Profound Desires of the Gods (1968) by Shôhei Imamura
Shôhei Imamura was already a well known name in Japanese cinema by 1968, having worked as an assistant to legendary film-maker Yasujirō Ozu and with a string of light-comedy, drama and documentary successes under his belt. 1968's Profound Desires of the Gods was to be his biggest undertaking yet, however the film's production was fraught with problems, running wildly over-budget and with the original shooting schedule of 6 months spiralling to 18 months by the films completion, a lot was riding on the success of the film, for both Imamura and production company Nikkatsu - unfortunately for both, the film was a huge failure at the box-office, too obscure and unconventional to gain the mainstream success it's production costs demanded. After it's failure Imamura retreated to documentary work for more than a decade, while Nikkatsu would not make such a lavish, high budget production again for many years. This huge failure probably goes some way to explain the film's lack of recognition on the international stage. For many years it was entirely unavailable to English speaking audiences, but thankfully that all changed last year with Eureka! entertainment's deluxe blu-ray release finally opening up Imamura's lost and misunderstood masterpiece to an international audience.
Profound Desires of the Gods is an engaging, provocative and bizarre piece that ostensibly explores on a number of different levels the duality of Japan's relationship with it's own culture and tradition versus the tide of modernisation and influence from the outside world. The story takes place on the fictional, but obviously Okinawa-inspired, southern Japanese island of Kurage and centres on the lives of the Futori family, who hold the claim to the oldest blood-line on the island. It is quickly made apparent that the Futori's are heavily inter-bred and are shunned and ostracised by the island's community, who refer to them as 'beastly' and believe that their incest is responsible for the islands misfortune. The family's patriarch, old and possibly-senile Yamamori, is both Father and Grandfather to Toriko, a dumb-witted girl whose childlike manner belies her almost feral desire for sex, while Toriko's Mother and Yamamori's Granddaughter Uma is a noroor seer, who lives away from the family at the local shrine (the last remaining fresh water source on the island). Meanwhile, Uma's Son Kametaro is the most normal of the group and struggles to come to terms with his incestuous feelings for his sister Toriko and the islanders distaste for his family, while his Father and Yamamori's son Nekichi is imprisoned by his Father at the bottom of a flooded pit for his crimes against the community (dynamite fishing, and attempting an illicit incestuous relationship with their seer, his sister Uma) and given the near-impossible task of dislodging a huge boulder that has blocked the flow of water to the island's rice fields.

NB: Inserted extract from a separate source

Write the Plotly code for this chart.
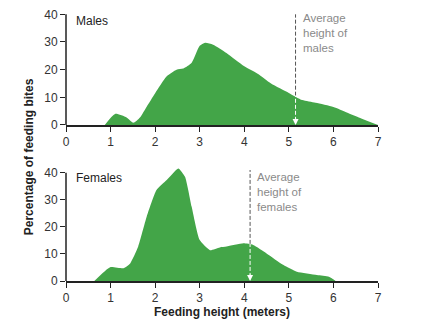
import plotly.graph_objects as go
from plotly.subplots import make_subplots

# Data
male_x = [0.87, 1.1, 1.36, 1.51, 1.66, 1.81, 2.0, 2.26, 2.48, 2.63, 2.82, 3.0, 3.12, 3.3, 3.6, 4.0, 4.3, 4.6, 5.0, 5.3, 5.6, 6.0, 6.3, 6.6, 7.0]
male_y = [0, 4, 2.7, 0.8, 2.7, 6.6, 11.5, 17.6, 20, 20.4, 22.5, 28.6, 29.7, 29, 26, 21.2, 18.5, 15, 11.6, 9, 8, 6.5, 4.5, 2.5, 0]
female_x = [0.635, 0.99, 1.29, 1.44, 1.62, 1.81, 2.03, 2.26, 2.52, 2.67, 2.82, 3.0, 3.23, 3.45, 3.6, 3.98, 4.2, 4.5, 4.88, 5.18, 5.63, 5.9, 6.05]
female_y = [0, 5.1, 4.7, 6.5, 12.7, 23.7, 33.6, 37.3, 41.6, 38.5, 27.4, 15.1, 11.4, 12.4, 12.7, 13.9, 13.3, 10.2, 5.9, 3.4, 2.2, 1.6, 0]
male_avg = 5.15
male_avg_at = 10.6
female_avg = 4.13
female_avg_at = 13.7
x_ticks = [0, 1, 2, 3, 4, 5, 6, 7]
y_ticks = [0, 10, 20, 30, 40]

GREEN = "#43a548"
GRAY = "#8a8a8a"
FONT = "Liberation Sans, Arial, sans-serif"
YMAX = 43

fig = make_subplots(rows=2, cols=1, vertical_spacing=0.05)

fig.add_trace(go.Scatter(x=male_x, y=male_y, mode="lines", line=dict(width=0, shape="spline", smoothing=0.6),
                         fill="tozeroy", fillcolor=GREEN, hoverinfo="skip"), row=1, col=1)
fig.add_trace(go.Scatter(x=female_x, y=female_y, mode="lines", line=dict(width=0, shape="spline", smoothing=0.5),
                         fill="tozeroy", fillcolor=GREEN, hoverinfo="skip"), row=2, col=1)

axis_common = dict(showgrid=False, zeroline=False,
                   ticks="outside", ticklen=5, tickwidth=1.2, tickcolor="#222",
                   tickfont=dict(family=FONT, size=12, color="#333"))

for r, dom in [(1, [0.5673, 1.0]), (2, [0.0, 0.4233])]:
    fig.update_xaxes(range=[0, 7], tickvals=x_ticks, showline=True, linecolor="#222", linewidth=1.5,
                     row=r, col=1, **axis_common)
    fig.update_yaxes(range=[0, YMAX], tickvals=y_ticks, domain=dom, showline=False, row=r, col=1, **axis_common)

# y axis lines ending at 40
for xref, yref in [("x domain", "y"), ("x2 domain", "y2")]:
    fig.add_shape(type="line", x0=0, x1=0, y0=0, y1=40, xref=xref, yref=yref,
                  line=dict(color="#222", width=1.5))

# average lines
for avg, at, yref, xref, top in [(male_avg, male_avg_at, "y", "x", 40), (female_avg, female_avg_at, "y2", "x2", 41)]:
    fig.add_shape(type="line", x0=avg, x1=avg, y0=at, y1=top, xref=xref, yref=yref,
                  line=dict(color="#555", width=1, dash="4px,2px"))
    fig.add_shape(type="line", x0=avg, x1=avg, y0=1.5, y1=at, xref=xref, yref=yref,
                  line=dict(color="white", width=1, dash="4px,2px"))
    fig.add_annotation(x=avg, y=0, ax=avg, ay=3, xref=xref, yref=yref, axref=xref, ayref=yref,
                       text="", showarrow=True, arrowhead=2, arrowsize=1, arrowwidth=1.2, arrowcolor="white")

fig.add_annotation(x=male_avg + 0.12, y=41.5, xref="x", yref="y", xanchor="left", yanchor="top",
                   text="Average<br>height of<br>males", showarrow=False, align="left",
                   font=dict(family=FONT, size=11.5, color=GRAY))
fig.add_annotation(x=female_avg + 0.12, y=41.5, xref="x2", yref="y2", xanchor="left", yanchor="top",
                   text="Average<br>height of<br>females", showarrow=False, align="left",
                   font=dict(family=FONT, size=11.5, color=GRAY))

fig.add_annotation(x=0.18, y=37.5, xref="x", yref="y", xanchor="left", yanchor="middle", text="Males",
                   showarrow=False, font=dict(family=FONT, size=12, color="#222"))
fig.add_annotation(x=0.18, y=38, xref="x2", yref="y2", xanchor="left", yanchor="middle", text="Females",
                   showarrow=False, font=dict(family=FONT, size=12, color="#222"))

fig.add_annotation(x=(29 - 66) / 312, y=0.45, xref="paper", yref="paper", xanchor="center", yanchor="middle",
                   text="<b>Percentage of feeding bites</b>", textangle=-90, showarrow=False,
                   font=dict(family=FONT, size=12, color="#222"))
fig.add_annotation(x=(222 - 66) / 312, y=-(312 - 281) / 275, xref="paper", yref="paper", xanchor="center",
                   yanchor="middle", text="<b>Feeding height (meters)</b>", showarrow=False,
                   font=dict(family=FONT, size=12, color="#222"))

fig.update_layout(width=439, height=324, margin=dict(l=66, r=61, t=6, b=43),
                  paper_bgcolor="white", plot_bgcolor="white", showlegend=False)

fig.write_html("out.html")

The rice fields point to a recurring parallel in the film, representing Japan's traditional agricultural past versus the modern uptake of sugar farming that the islanders turn to after the rice fields become untenable. Yamamori's desire to see the rice fields restored represents his families struggle to retain their ways in the face of the islanders scorn, while the incestuous relationship his family is born from and the parallel it poses to the islands' creation myth (where two sibling deities are married) represents the uneasy relationship some have with their superstitious past and their desire to see it forgotten from the islands culture. This is the central theme of the film, which in itself is a product of the mindset of Japan as a whole at the time the film was made, a Japan almost embarrassed by it's past and wanting to be perceived as modern thinking on the world stage. Although the Futori's incest marks them as outcasts and the negative results of such relationships are on display for all to see, Imamura effectively paints the family as sympathetic characters, symbolising traditions and religious and superstitious beliefs that fall in the face of modernisation, while casting a disapproving eye on the effects Western influence ultimately has on the island.
Profound Desires of the Gods is a complex and often bewildering film that moves at a disjointed, almost leisurely pace. Imamura has us firmly positioned entirely as voyeurs for much of the film, always watching events unfold at a distance, his characters enveloped by wide-angle shots of the beautiful Okinawan scenery that provides us with a cinematic feast for the eyes. His themes of east versus west and tradition versus progress are always present, yet never hammered home until the films climax, leaving the viewer to piece together the entangled web of the Futori's relationships and admire the films cinematography and the natural beauty of Okinawa. And in that regard, the film is a huge success, making up for what it lacks in pacing and narrative with sheer visual beauty and a deeper subtext that ultimately paints Kurage island and it's inhabitants as an allegory for what Imamura perceived as an increasing abandonment of Japanese culture and tradition to serve modern and Western needs. Surreal and thoughtful throughout, accompanied by beautiful and expertly shot visuals and with a message that's as pertinent today as it was then, Profound Desires of the Gods most certainly isn't a film for everyone, but it is in equal turns an epic and singular piece that surely must rank among Imamura's best.